Posted: 05/02/2012 5:42 pm

This month's Vanity Fair includes an oral history of everyone's favorite ten-season sitcom, "Friends," an excerpt from former NBC president's upcoming book "Inside the Rise and Fall of Must See TV." And according to the piece, Monica Geller's sex life became something of an issue for the network -- specifically Don Ohlmeyer, NBC's West Coast president at the time.

Marta Kauffman, one of the show's co-creators, discusses testing out the 1994 pilot of "Friends" in front of an audience:

One subplot in the pilot has Monica going on a first date with "Paul the wine guy." She brings him home for the night after he confesses that he hasn't been able to sleep with anyone for two years, since his wife left him. The next day, Monica learns this was just a line.
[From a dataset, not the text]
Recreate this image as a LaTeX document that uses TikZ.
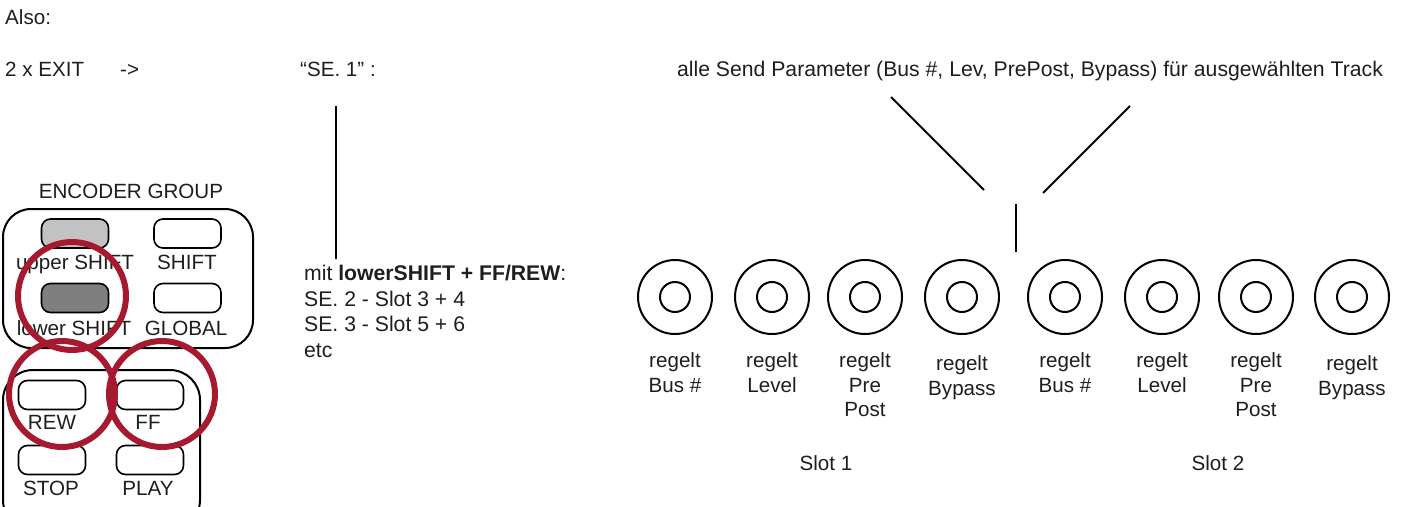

MARTA KAUFFMAN: We were doing the network run-through with an audience, and Don said that when Monica slept with Paul the wine guy she got what she deserved -- that's how he rationalized it. Fire began to come out of my nose.
They handed out a questionnaire to the audience: Do you think Monica sleeping with wine guy makes her (a) a slut, (b) a whore, (c) a trollop. And even with the deck stacked that way, the audience didn't care [about the sex].

Slut, whore, trollop? Since these aren't words that I'd use to describe any woman -- and since no one has used the word "trollop" since approximately 1907 -- it's easy to understand why Kauffman and her team were furious. That "Friends" made such an effort to put its female characters on comedic par with their male counterparts had to have made that poll even more frustrating. Phoebe, Rachel and Monica had just as many hilarious gaffes, one-liners and slapstick scenes as Joey, Chandler and Ross did.

For Kauffman, who'd faced many hurdles building her career as a funny woman writing funny female characters, Ohlmeyer's attitude probably hit especially close to home. "It's a boys club," she told the New York Times in December 1997. "I think it has been harder for women to identify themselves as funny. I feel like I'm alone at times, fighting against a wall."

Luckily, it seems like the "Should women be having casual sex?" debate has become a moot issue in the TV industry, the way the "Are women funny?" conversation hopefully has as well. In the years since "Friends" debuted (and in the years before it premiered -- hello, "Beverly Hills 90210"), we've seen dozens of other comedies featuring funny women who had casual sex and didn't feel guilty -- or get guilt-tripped -- about it. "Sex and the City" may be the most iconic, and "Girls" the most recent, but let's not forget "How I Met Your Mother," "Desperate Housewives," "Weeds," "Will & Grace," "The L Word," "The Good Wife," "Bones," "Grey's Anatomy," "Ally McBeal" ... and on and on.

Fortunately for viewers, Ohlmeyer's sentiments didn't win out. And we got to watch Monica Geller's (often hilarious) sexcapades for ten great years.